Credo non ci sia altro da aggiungere, per il momento. Se non che, come utenti, ho la netta impressione che ci troviamo sempre più nudi e indifesi nella battaglia per la difesa dei nostri dati, della nostra riservatezza e privacy. L’aspetto forse più preoccupante è che la percezione delle pericolose conseguenze date dalla cessione indiscriminata e sregolata della nostra quotidianità a terzi è bassissima, quasi nulla. Per arrivare a chi, cullandosi nella banalità del “ma tanto io non ho niente da nascondere“, non si rende conto che sta cedendo ad aziende commerciali sparse per il mondo anche la propria intimità.
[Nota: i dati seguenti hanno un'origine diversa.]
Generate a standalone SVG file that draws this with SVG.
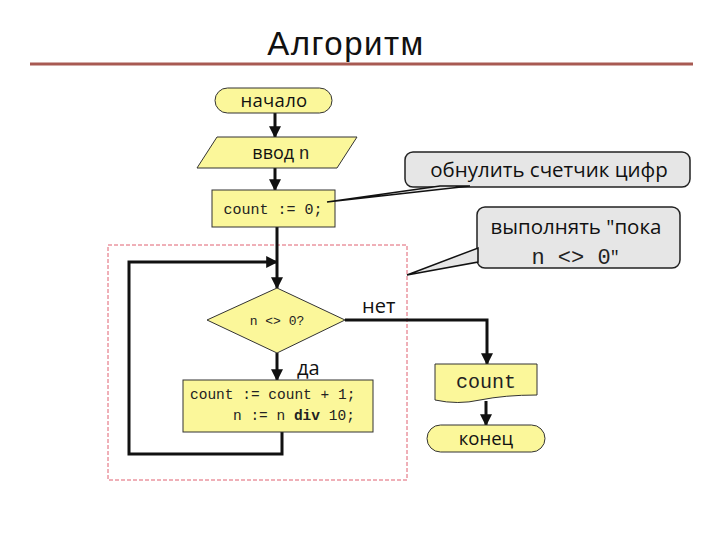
<svg xmlns="http://www.w3.org/2000/svg" width="720" height="540" viewBox="0 0 720 540">
<style>
.blk{fill:#fbf79a;stroke:#333;stroke-width:1}
.ln{fill:none;stroke:#111;stroke-width:3}
.call{fill:#e6e6e6;stroke:#222;stroke-width:1.5}
.t{font-family:"Open Sans","Noto Sans","Liberation Sans",sans-serif;fill:#111}
.m{font-family:"Liberation Mono","Courier New",monospace;fill:#222}
</style>
<defs>
<marker id="ah" viewBox="0 0 10 10" refX="9" refY="5" markerWidth="4" markerHeight="4" orient="auto" markerUnits="strokeWidth">
<path d="M0,0 L10,5 L0,10 z" fill="#111"/>
</marker>
</defs>
<rect width="720" height="540" fill="#fff"/>
<g id="title">
<text x="346" y="55" text-anchor="middle" font-family="Liberation Sans, Arial, sans-serif" font-size="33" letter-spacing="1.5" fill="#111">Алгоритм</text>
<line x1="30" y1="64" x2="693" y2="64" stroke="#a85a52" stroke-width="3"/>
</g>
<g id="loop-frame">
<rect x="108" y="245" width="299" height="235" fill="none" stroke="#e06070" stroke-width="1" stroke-dasharray="4,2"/>
</g>
<g id="connectors">
<line class="ln" x1="275" y1="113" x2="275" y2="137" marker-end="url(#ah)"/>
<line class="ln" x1="275" y1="168" x2="275" y2="190" marker-end="url(#ah)"/>
<line class="ln" x1="277" y1="227" x2="277" y2="288" marker-end="url(#ah)"/>
<polyline class="ln" points="282,432 282,454 129,454 129,262 277,262" marker-end="url(#ah)"/>
<line class="ln" x1="277" y1="353" x2="277" y2="380" marker-end="url(#ah)"/>
<polyline class="ln" points="345,320 487,320 487,364" marker-end="url(#ah)"/>
<line class="ln" x1="486" y1="401" x2="486" y2="425" marker-end="url(#ah)"/>
</g>
<g id="start">
<rect class="blk" x="215" y="88" width="117" height="25" rx="12.5"/>
<text class="t" x="274" y="107" text-anchor="middle" font-size="18.5" letter-spacing="0.3">начало</text>
</g>
<g id="input">
<polygon class="blk" points="217,137 357,137 337,168 197,168"/>
<text x="281" y="159" text-anchor="middle"><tspan class="t" font-size="18">ввод </tspan><tspan class="m" font-size="18">n</tspan></text>
</g>
<g id="init">
<rect class="blk" x="212" y="190" width="123" height="37"/>
<text class="m" x="273" y="214" text-anchor="middle" font-size="15">count := 0;</text>
</g>
<g id="cond">
<polygon class="blk" points="277,288 345,320 277,353 207,320"/>
<text class="m" x="277" y="325" text-anchor="middle" font-size="13">n &lt;&gt; 0?</text>
</g>
<g id="labels">
<text class="t" x="362" y="313" font-size="20">нет</text>
<text class="t" x="297" y="375" font-size="20">да</text>
</g>
<g id="body">
<rect class="blk" x="183" y="380" width="190" height="52"/>
<text class="m" x="190" y="399" font-size="14.5">count := count + 1;</text>
<text class="m" x="233" y="420" font-size="14.5">n := n <tspan font-weight="bold">div</tspan> 10;</text>
</g>
<g id="output">
<path class="blk" d="M435,364 H537 V395 Q505,395 480,400 Q458,405 435,400 Z"/>
<text class="m" x="486" y="388" text-anchor="middle" font-size="20">count</text>
</g>
<g id="end">
<rect class="blk" x="427" y="425" width="118" height="27" rx="13.5"/>
<text class="t" x="486" y="445" text-anchor="middle" font-size="18.5">конец</text>
</g>
<g id="callout1">
<rect class="call" x="405" y="152" width="285" height="35" rx="8"/>
<polygon points="327,202 440,186 470,186" fill="#e6e6e6" stroke="#111" stroke-width="1.5"/>
<text class="t" x="549" y="177" text-anchor="middle" font-size="20.5">обнулить счетчик цифр</text>
</g>
<g id="callout2">
<rect class="call" x="477" y="207" width="203" height="61" rx="8"/>
<polygon points="407,275 478,248 478,262" fill="#e6e6e6" stroke="#111" stroke-width="1.5"/>
<text class="t" x="576" y="234" text-anchor="middle" font-size="20.5">выполнять "пока</text>
<text x="575" y="264" text-anchor="middle"><tspan class="m" font-size="22">n &lt;&gt; 0</tspan><tspan class="t" font-size="20">"</tspan></text>
</g>
</svg>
Per completezza, segnalo una discussione in merito all’installazione di LineageOS eseguita per lo studio. In breve, è stata sollevata la questione sul fatto che LineageOS non include, di default, alcun prodotto Google. Potete leggere il thread qui.
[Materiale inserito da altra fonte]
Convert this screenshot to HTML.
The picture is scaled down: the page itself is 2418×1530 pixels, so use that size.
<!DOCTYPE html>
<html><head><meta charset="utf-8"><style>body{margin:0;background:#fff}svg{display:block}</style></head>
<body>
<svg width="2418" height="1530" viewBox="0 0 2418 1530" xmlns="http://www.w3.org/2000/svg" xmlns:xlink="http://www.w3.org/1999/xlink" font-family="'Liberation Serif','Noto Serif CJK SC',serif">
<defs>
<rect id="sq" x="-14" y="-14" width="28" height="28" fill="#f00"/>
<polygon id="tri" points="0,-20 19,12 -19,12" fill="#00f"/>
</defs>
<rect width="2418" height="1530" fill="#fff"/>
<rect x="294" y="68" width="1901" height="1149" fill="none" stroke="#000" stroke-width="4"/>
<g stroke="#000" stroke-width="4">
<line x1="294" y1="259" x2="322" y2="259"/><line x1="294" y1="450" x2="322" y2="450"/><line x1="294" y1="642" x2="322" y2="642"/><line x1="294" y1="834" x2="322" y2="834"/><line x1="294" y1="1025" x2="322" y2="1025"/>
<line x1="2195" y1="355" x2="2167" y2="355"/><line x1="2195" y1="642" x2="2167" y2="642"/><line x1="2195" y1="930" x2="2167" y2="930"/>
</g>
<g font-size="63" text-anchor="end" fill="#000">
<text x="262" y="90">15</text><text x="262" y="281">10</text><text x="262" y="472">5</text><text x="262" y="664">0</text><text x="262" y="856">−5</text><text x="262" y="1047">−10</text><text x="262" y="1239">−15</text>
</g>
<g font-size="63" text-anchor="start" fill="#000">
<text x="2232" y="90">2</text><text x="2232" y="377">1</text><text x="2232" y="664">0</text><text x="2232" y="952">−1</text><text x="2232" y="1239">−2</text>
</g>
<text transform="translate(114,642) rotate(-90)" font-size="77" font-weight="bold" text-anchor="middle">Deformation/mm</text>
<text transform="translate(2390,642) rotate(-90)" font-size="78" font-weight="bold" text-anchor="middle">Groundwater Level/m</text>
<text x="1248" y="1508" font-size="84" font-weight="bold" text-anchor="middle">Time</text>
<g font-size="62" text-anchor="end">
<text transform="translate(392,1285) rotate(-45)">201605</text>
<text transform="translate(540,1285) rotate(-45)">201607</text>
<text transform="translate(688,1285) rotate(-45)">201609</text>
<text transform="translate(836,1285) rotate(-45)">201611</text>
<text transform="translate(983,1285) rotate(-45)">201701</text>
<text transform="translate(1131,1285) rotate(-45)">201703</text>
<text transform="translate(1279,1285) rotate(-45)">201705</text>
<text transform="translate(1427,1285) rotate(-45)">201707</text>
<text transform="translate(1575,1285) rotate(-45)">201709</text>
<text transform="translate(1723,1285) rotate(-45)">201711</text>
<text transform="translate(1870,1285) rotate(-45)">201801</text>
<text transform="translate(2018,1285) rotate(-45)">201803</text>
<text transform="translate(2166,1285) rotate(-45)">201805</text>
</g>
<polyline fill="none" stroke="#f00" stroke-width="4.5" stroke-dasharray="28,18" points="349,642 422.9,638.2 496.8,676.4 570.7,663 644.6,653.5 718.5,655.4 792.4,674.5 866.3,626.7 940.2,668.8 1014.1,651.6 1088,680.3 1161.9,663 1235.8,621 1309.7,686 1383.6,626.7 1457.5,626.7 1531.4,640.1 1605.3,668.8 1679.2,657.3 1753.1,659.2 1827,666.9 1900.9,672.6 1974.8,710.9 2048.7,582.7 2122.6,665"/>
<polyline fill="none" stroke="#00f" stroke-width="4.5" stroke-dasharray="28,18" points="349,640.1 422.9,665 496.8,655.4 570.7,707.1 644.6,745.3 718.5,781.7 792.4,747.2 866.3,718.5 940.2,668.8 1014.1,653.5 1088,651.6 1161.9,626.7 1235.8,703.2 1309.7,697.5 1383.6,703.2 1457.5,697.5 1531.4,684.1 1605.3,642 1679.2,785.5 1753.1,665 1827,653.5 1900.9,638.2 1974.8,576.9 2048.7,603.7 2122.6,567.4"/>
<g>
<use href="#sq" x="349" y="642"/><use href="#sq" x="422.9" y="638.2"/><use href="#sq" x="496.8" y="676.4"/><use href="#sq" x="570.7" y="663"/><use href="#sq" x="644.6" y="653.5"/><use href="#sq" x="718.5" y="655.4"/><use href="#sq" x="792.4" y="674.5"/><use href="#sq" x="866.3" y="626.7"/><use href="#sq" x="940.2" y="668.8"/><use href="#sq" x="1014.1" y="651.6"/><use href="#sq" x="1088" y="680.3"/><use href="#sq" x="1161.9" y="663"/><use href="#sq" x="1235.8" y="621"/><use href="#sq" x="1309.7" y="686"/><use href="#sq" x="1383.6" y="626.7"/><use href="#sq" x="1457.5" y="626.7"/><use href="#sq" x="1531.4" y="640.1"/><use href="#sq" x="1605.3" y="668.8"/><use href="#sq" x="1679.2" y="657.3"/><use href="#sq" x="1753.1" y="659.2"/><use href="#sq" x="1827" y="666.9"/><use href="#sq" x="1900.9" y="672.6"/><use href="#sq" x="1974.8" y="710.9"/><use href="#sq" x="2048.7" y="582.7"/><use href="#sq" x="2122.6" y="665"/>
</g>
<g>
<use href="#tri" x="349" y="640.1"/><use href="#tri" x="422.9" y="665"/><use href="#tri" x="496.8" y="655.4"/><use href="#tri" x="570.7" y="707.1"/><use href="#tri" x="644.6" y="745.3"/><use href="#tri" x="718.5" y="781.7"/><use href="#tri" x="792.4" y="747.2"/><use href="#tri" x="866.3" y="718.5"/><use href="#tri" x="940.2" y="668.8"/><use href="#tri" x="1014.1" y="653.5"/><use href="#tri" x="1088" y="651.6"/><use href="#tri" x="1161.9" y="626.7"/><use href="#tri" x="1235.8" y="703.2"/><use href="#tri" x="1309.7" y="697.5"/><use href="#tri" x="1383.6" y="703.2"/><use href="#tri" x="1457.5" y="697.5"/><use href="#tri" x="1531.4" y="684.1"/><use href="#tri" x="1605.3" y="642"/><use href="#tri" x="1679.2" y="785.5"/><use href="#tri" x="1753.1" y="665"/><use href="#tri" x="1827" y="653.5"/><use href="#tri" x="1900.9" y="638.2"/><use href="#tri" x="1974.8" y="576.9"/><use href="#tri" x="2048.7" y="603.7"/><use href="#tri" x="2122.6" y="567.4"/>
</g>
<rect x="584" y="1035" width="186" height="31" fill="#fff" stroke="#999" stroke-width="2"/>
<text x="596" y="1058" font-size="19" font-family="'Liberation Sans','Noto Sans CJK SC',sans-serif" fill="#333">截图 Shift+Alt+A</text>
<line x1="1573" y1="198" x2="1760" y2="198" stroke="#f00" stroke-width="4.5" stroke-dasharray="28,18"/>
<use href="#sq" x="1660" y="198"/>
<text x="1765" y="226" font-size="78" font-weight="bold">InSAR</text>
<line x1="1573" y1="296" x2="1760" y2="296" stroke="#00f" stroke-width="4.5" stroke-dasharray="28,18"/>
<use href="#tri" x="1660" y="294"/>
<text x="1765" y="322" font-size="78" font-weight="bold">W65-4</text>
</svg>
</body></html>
Per finire, un piccolo glossario dei termini usati:

IMEIInternational Mobile Equipment Identity– Numero univoco identificato del dispositivo mobile (smartphone). Questo numero, generalmente stampigliato sulla scocca dello smartphone e, comunque, sulla scatola, è memorizzato all’interno del firmware che si occupa della trasmissione radio e non è modificabile (almeno non dall’utente).

/e/OS/e/OS is a complete, fully “deGoogled”, mobile ecosystem – Un progetto per la realizzazione di un sistema operativo Android, totalmente de-Googled, gratuito e open source. Sono stati realizzati firmware per diversi modelli di smartphone e, se tenete alla vostra riservatezza, questo studio dimostra come sia l’unico sistema operativo che non trasmette a terzi i Vostri dati…

LineageOS è un sistema operativo Android open-source, disponibile gratuitamente per una ampia platea di smartphone in alternativa a quello ufficiale. Attenzione: cambiare il sistema operativo del vostro smartphone potrebbe invalidarne la garanzia!

Attacco MITM –Man in the middleè una tecnica che consente a un attaccante di entrare nel mezzo di una comunicazione cifrata, utilizzando strumenti che ingannano sia il mittente che il destinatario per poter decifrare il contenuto della comunicazione.

Sistema Operativo – Il sistema operativo è la parte più “intima” di ogni dispositivo elettronico e informatico. È quella parte di software che permette allo strumento di funzionare e spesso i produttori di smartphone personalizzano Android (il sistema operativo sviluppato da Google) secondo le loro strategie, anche commerciali. iOS è il sistema operativo sviluppato da Apple per i suoi iPhone e non è rilasciato pubblicamente.